▸ **Information supplied**
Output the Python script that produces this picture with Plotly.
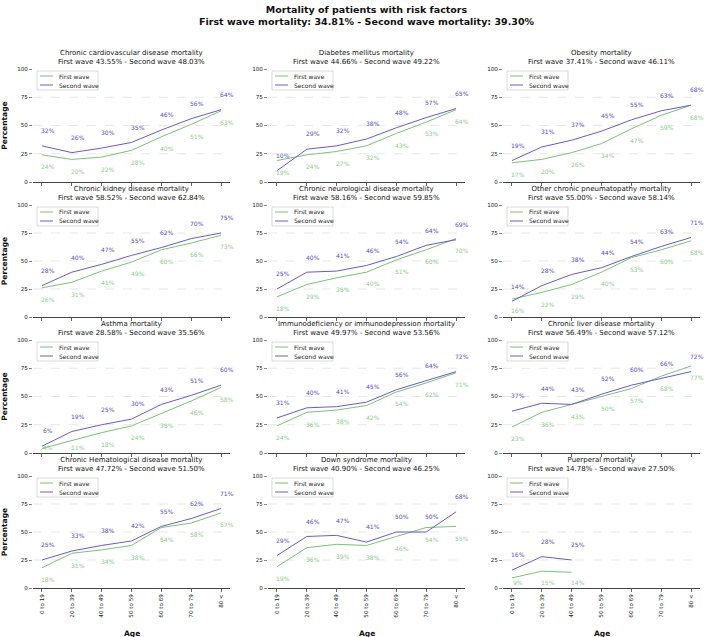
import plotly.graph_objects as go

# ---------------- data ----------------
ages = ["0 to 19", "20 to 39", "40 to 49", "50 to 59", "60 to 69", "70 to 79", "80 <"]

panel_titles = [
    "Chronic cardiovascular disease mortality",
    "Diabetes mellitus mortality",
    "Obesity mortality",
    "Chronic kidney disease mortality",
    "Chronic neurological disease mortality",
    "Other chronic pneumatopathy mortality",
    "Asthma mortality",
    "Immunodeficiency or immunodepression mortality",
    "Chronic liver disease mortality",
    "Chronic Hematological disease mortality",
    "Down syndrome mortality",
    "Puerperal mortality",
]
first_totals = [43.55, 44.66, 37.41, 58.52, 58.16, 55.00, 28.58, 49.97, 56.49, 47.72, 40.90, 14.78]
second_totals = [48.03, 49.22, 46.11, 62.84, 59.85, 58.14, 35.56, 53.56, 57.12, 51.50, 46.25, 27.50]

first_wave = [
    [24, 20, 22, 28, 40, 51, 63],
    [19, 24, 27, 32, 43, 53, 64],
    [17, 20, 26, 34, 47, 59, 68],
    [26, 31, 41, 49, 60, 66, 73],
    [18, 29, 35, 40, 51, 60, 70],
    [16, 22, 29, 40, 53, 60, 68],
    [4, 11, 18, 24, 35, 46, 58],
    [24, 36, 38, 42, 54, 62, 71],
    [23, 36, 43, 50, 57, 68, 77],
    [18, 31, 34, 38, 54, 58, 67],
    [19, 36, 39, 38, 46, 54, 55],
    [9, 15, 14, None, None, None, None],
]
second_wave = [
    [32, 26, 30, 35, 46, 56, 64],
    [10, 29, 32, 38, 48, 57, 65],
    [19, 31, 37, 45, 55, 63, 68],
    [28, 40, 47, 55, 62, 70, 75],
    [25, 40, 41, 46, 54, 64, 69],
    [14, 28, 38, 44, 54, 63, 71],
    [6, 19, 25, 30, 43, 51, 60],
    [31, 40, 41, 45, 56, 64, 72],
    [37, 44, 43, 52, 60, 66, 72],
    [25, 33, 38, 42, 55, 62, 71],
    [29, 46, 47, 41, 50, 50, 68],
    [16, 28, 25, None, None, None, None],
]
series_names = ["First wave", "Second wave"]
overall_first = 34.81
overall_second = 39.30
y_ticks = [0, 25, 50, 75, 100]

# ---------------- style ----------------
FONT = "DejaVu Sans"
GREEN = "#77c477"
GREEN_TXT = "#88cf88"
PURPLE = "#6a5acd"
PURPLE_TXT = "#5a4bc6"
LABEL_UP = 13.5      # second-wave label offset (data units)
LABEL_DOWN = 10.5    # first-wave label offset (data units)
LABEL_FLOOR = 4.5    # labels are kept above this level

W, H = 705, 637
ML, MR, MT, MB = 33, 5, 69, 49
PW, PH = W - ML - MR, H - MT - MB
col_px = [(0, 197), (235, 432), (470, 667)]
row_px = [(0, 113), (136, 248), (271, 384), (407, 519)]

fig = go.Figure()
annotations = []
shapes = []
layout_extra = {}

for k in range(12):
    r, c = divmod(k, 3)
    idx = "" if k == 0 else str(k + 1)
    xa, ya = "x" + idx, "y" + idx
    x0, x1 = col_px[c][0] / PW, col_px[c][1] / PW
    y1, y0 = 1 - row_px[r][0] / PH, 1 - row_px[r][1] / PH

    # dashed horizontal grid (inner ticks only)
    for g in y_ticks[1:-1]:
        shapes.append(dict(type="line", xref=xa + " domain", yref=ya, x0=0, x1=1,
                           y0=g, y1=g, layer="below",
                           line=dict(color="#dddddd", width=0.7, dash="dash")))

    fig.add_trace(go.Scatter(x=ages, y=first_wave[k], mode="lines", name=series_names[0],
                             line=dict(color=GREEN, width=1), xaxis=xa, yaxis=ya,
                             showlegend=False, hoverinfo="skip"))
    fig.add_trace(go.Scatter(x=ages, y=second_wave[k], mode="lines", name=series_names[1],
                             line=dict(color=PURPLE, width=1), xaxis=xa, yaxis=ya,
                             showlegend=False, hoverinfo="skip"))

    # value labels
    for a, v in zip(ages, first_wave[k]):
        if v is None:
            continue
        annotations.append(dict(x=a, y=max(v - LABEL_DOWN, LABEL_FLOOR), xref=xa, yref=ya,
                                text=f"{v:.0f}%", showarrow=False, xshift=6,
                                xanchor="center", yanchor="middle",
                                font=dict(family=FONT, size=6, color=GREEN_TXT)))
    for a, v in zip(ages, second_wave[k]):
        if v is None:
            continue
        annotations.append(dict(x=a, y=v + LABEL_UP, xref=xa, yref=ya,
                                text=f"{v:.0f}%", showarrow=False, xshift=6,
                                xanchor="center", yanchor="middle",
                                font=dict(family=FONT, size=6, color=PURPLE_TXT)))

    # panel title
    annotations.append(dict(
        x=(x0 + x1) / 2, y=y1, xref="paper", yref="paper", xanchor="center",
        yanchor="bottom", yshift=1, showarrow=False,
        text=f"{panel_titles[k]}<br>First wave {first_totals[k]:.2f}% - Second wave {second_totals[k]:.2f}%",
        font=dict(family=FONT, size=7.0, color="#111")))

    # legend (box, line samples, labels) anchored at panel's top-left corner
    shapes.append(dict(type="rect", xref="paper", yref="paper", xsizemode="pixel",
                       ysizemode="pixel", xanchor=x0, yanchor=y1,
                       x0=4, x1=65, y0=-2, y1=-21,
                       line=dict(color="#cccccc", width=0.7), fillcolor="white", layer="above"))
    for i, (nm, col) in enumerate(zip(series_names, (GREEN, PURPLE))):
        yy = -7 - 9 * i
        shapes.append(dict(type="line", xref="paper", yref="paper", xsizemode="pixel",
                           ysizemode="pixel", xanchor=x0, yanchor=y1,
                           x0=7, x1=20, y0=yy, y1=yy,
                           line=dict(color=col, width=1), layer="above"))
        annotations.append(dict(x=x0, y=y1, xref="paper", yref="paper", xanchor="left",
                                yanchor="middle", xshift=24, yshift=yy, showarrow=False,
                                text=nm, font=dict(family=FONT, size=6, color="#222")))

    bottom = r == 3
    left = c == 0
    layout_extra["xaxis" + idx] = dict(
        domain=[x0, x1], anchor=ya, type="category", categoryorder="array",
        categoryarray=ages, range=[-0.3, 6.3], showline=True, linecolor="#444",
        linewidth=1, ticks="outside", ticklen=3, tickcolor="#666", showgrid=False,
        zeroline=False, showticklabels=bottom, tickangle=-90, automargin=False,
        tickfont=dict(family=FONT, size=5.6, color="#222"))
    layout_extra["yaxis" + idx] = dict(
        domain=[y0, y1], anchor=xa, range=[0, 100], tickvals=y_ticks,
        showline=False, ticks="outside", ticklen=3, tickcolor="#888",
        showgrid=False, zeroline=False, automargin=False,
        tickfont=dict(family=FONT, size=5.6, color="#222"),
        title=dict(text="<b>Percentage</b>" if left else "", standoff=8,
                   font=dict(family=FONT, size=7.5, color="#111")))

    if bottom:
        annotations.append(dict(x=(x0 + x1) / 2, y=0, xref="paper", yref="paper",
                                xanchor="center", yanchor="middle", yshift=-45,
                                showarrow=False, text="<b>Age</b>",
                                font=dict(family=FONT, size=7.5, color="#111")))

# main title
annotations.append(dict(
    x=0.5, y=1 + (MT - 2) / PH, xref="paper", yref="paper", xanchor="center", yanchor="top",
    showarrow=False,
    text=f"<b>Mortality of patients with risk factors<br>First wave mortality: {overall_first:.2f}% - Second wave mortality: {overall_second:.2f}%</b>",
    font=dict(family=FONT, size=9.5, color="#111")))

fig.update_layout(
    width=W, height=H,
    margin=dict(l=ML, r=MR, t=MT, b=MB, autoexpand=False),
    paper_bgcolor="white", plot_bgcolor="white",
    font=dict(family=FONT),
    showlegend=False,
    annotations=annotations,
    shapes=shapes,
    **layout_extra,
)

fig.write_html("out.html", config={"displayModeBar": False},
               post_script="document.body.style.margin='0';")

▸ **Task goal**
From the listing above, copy every line that includes the word "this".

▸ **Solved exercise**
Output the Python script that produces this picture with Plotly.
LABEL_FLOOR = 4.5    # labels are kept above this level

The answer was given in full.